Steve had turned onto the parade square below, where another company was performing a kit count and had laid all their stuff out in a nice order.
That is, all the stuff that was not buried under an APC now.
Steve was sternly talked to and sent to remedy his poor driving, which he did to some success. He was therefore allowed to progress a stage further: driving on base with soldiers in the back, practicing basically the loading and unloading. I was one of the unfortunate soldiers in the back as Steve motored towards his second fuck up.
You see, our base had a rather small, two lane, two way main road, flanked on one side by a sort of outdoor museum, where older fighting vehicles, tanks and guns were lined up, and a nice big drop onto the running track on the other.

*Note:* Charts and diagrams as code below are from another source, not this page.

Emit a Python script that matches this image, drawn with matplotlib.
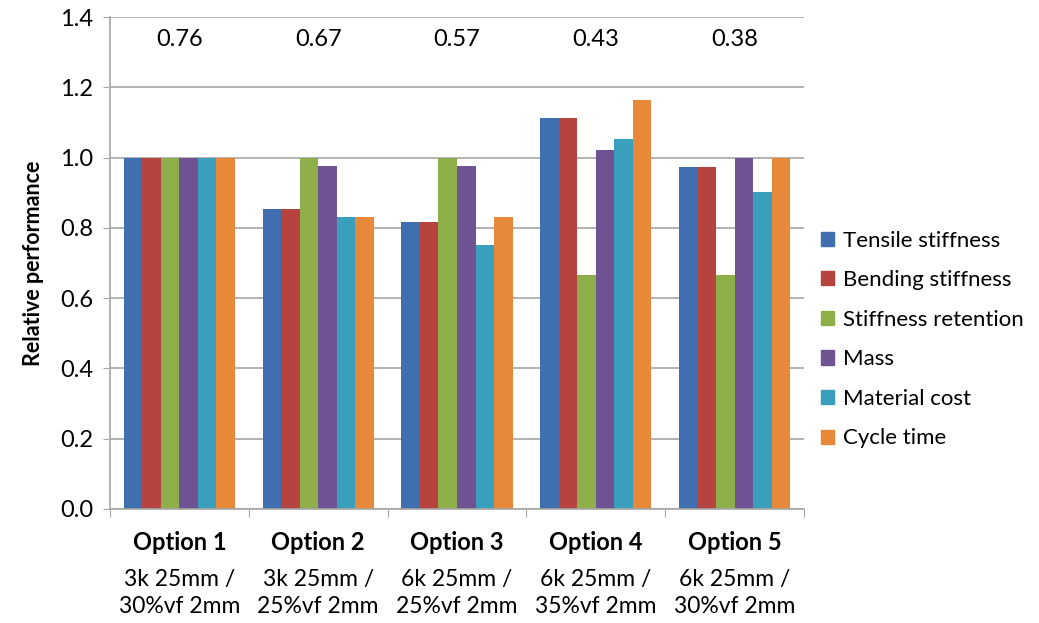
import matplotlib.pyplot as plt
import matplotlib.patches as mpatches
import matplotlib.transforms as mtransforms
import numpy as np

plt.rcParams['font.family'] = ['Lato', 'DejaVu Sans']

options = ['Option 1', 'Option 2', 'Option 3', 'Option 4', 'Option 5']
descriptions = ['3k 25mm /\n30%vf 2mm', '3k 25mm /\n25%vf 2mm', '6k 25mm /\n25%vf 2mm',
                '6k 25mm /\n35%vf 2mm', '6k 25mm /\n30%vf 2mm']
scores = ['0.76', '0.67', '0.57', '0.43', '0.38']

series = ['Tensile stiffness', 'Bending stiffness', 'Stiffness retention',
          'Mass', 'Material cost', 'Cycle time']
tensile = [1.0, 0.853, 0.818, 1.114, 0.972]
bending = [1.0, 0.853, 0.818, 1.114, 0.972]
retention = [1.0, 1.0, 1.0, 0.666, 0.666]
mass = [1.0, 0.977, 0.976, 1.022, 1.0]
cost = [1.0, 0.830, 0.750, 1.052, 0.902]
cycle = [1.0, 0.830, 0.830, 1.164, 1.0]
values = [tensile, bending, retention, mass, cost, cycle]
colors = ['#3F6FAE', '#B7433F', '#8DAE48', '#6F5393', '#3A9FBC', '#E8893A']

fig = plt.figure(figsize=(10.39, 6.23), dpi=100)
ax = fig.add_axes([0.1059, 0.183, 0.6679, 0.7897])

x = np.arange(len(options))
w = 0.8 / 6
for i, (vals, c) in enumerate(zip(values, colors)):
    ax.bar(x - 0.4 + w * (i + 0.5), vals, w, color=c, label=series[i], zorder=2)

ax.set_xlim(-0.5, len(options) - 0.5)
ax.set_ylim(0, 1.4)
ax.set_yticks(np.arange(0, 1.41, 0.2))
ax.set_yticklabels(['%.1f' % v for v in np.arange(0, 1.41, 0.2)], fontsize=17)
ax.yaxis.grid(True, color='#A6A6A6', linewidth=1.2, zorder=0)
ax.set_axisbelow(True)
ax.set_xticks(np.arange(-0.5, len(options), 1))
ax.set_xticklabels([])
ax.tick_params(axis='x', length=6, color='#A6A6A6', direction='out')
ax.tick_params(axis='y', length=5, color='#A6A6A6', direction='out', pad=7)
for s in ['top', 'right']:
    ax.spines[s].set_visible(False)
for s in ['left', 'bottom']:
    ax.spines[s].set_color('#A6A6A6')
    ax.spines[s].set_linewidth(1.2)

ax.set_ylabel('Relative performance', fontsize=15.5, fontweight='bold', labelpad=12)

trans = mtransforms.blended_transform_factory(ax.transData, fig.transFigure)
for xi, opt, desc, sc in zip(x, options, descriptions, scores):
    ax.text(xi, 1 - 542 / 623, opt, transform=trans, ha='center', va='center',
            fontsize=17, fontweight='bold')
    ax.text(xi, 1 - 593 / 623, desc, transform=trans, ha='center', va='center',
            fontsize=16.5, linespacing=1.38)
    ax.text(xi, 1.335, sc, ha='center', va='center', fontsize=17)

handles = [mpatches.Patch(color=c) for c in colors]
fig.legend(handles, series, loc='center left', bbox_to_anchor=(0.775, 0.455),
           frameon=False, fontsize=16, handlelength=0.6, handleheight=0.6,
           handletextpad=0.4, labelspacing=0.88, borderpad=0.2)

fig.savefig('out.png', dpi=100)
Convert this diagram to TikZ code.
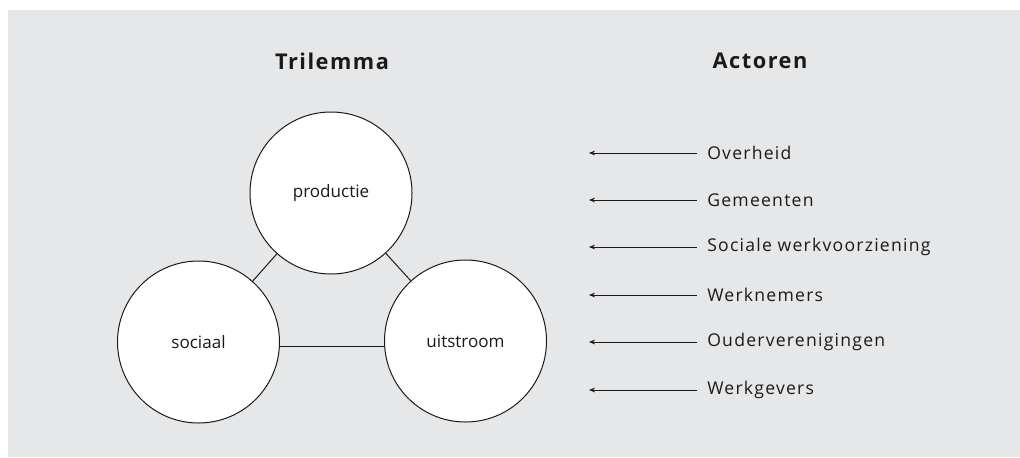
\documentclass[tikz,border=0pt]{standalone}
\usepackage{fontspec}
\setmainfont{Open Sans}
\newfontfamily\actorfont[LetterSpace=7]{Open Sans}
\newfontfamily\titlefont[LetterSpace=7]{Open Sans}
\usetikzlibrary{arrows.meta}
\definecolor{bggray}{HTML}{E6E7E9}
\definecolor{ink}{HTML}{1A1A1A}
\tikzset{
  circ/.style={circle, draw=ink, fill=white, line width=0.75pt, minimum size=121.5pt, inner sep=0pt, font=\fontsize{12.8}{15}\selectfont, text=ink},
  link/.style={draw=ink, line width=0.75pt},
  title/.style={font=\titlefont\bfseries\fontsize{16.3}{19}\selectfont, text=ink},
  actor/.style={anchor=west, inner sep=0pt, font=\actorfont\fontsize{13.2}{15}\selectfont, text=ink},
  arr/.style={draw=ink, line width=0.6pt, -{Stealth[length=4.5pt,width=3.5pt]}}
}
\begin{document}
\begin{tikzpicture}[x=0.75pt,y=-0.75pt]
\useasboundingbox (0,0) rectangle (1020,457);
\fill[bggray] (8,10) rectangle (1020,457);
\node[title] (t1) at (332,61) {Trilemma};
\node[title] (t2) at (760,61) {Actoren};
\node[circ] (prod) at (331,193) {productie};
\node[circ] (soc) at (198.5,342) {sociaal};
\node[circ] (uit) at (465.5,341) {uitstroom};
\draw[link] (prod) -- (soc);
\draw[link] (prod) -- (uit);
\draw[link] (soc.east |- 0,346) coordinate (se) -- (uit.west |- 0,346) coordinate (uw);
\foreach \i/\t/\y in {1/Overheid/153, 2/Gemeenten/200, 3/Sociale werkvoorziening/247, 4/Werknemers/295, 5/Ouderverenigingen/342, 6/Werkgevers/390}{
  \node[actor] (a\i) at (707,\y) {\t};
  \coordinate (s\i) at (697,\y);
  \coordinate (e\i) at (589,\y);
  \draw[arr] (s\i) -- (e\i);
}
\end{tikzpicture}
\end{document}
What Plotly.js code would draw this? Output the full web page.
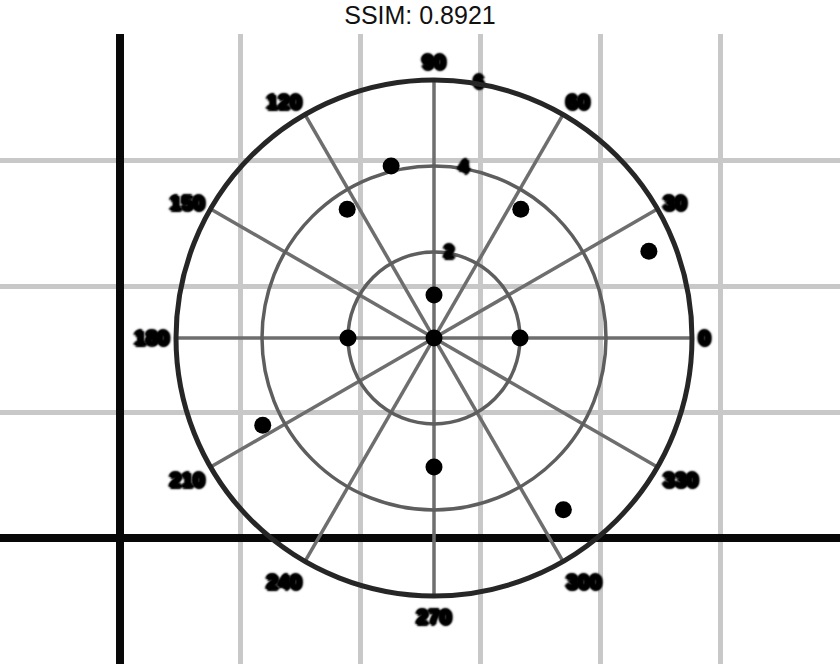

Disaster was looming, although we could not yet sense it. But coming out from between the museum tanks was a hedgehog. Quite a brave hedgehog, since he crossed the road without looking. Steve, not wanting to run him over, swerved left. Hard. Right under the gun of the m60 museum piece. An almighty bang was heard in the fighting compartment, immediately followed by a “what the FK??” by Steve.
This time Steve had not run anything over, but nonetheless, the results of the accident were horrific: remember he swerved under the raised gun of a tank? Well the gun had not been raised high enough to allow clearance for our vehicle commander. He got knocked out cold when he struck the gun, apparently only being saved from death by the helmet he was wearing and the still slow speed of the APC.
the vehicle commander, coming back on base 3 weeks later after having been treated for a severe concussion and having needed 30 stitches on his face, must have been cursing his luck when he drew his daily orders. At least he was not happy when he camr into my room and ordered me and 5 of my roommates to get into an APC.
Steve needed to get road certified and as a precaution, in case he got into some real trouble, we had to ride along. To Steve's credit, this one was not his fault. Riding along at a good 40mph/80kph on a major highway through a city of two million, Steve was actually doing quite well. Until a BMW, trying to be cool by filtering between all 3 lanes, cut right infront of him. The vehicle commander yelled “brake”, Steve braked and swerved. This time right. And right into a streetlight. Which fell onto the vehicle commanders head. Seeing the commotion, the BMW did the right thing and immediately drove off, leaving us to care for the commander and to explain to police what had happened all by our lonesome.
The news would later report 20km of tailbacks and congestion, our vehicle commander would again turn out fine, but Steve was reassigned to kitchen staff. There, he promptly messed up on the stove, setting a fire that nearly gutted the entire kitchen. But I wasn't there, so I can't tell you about it.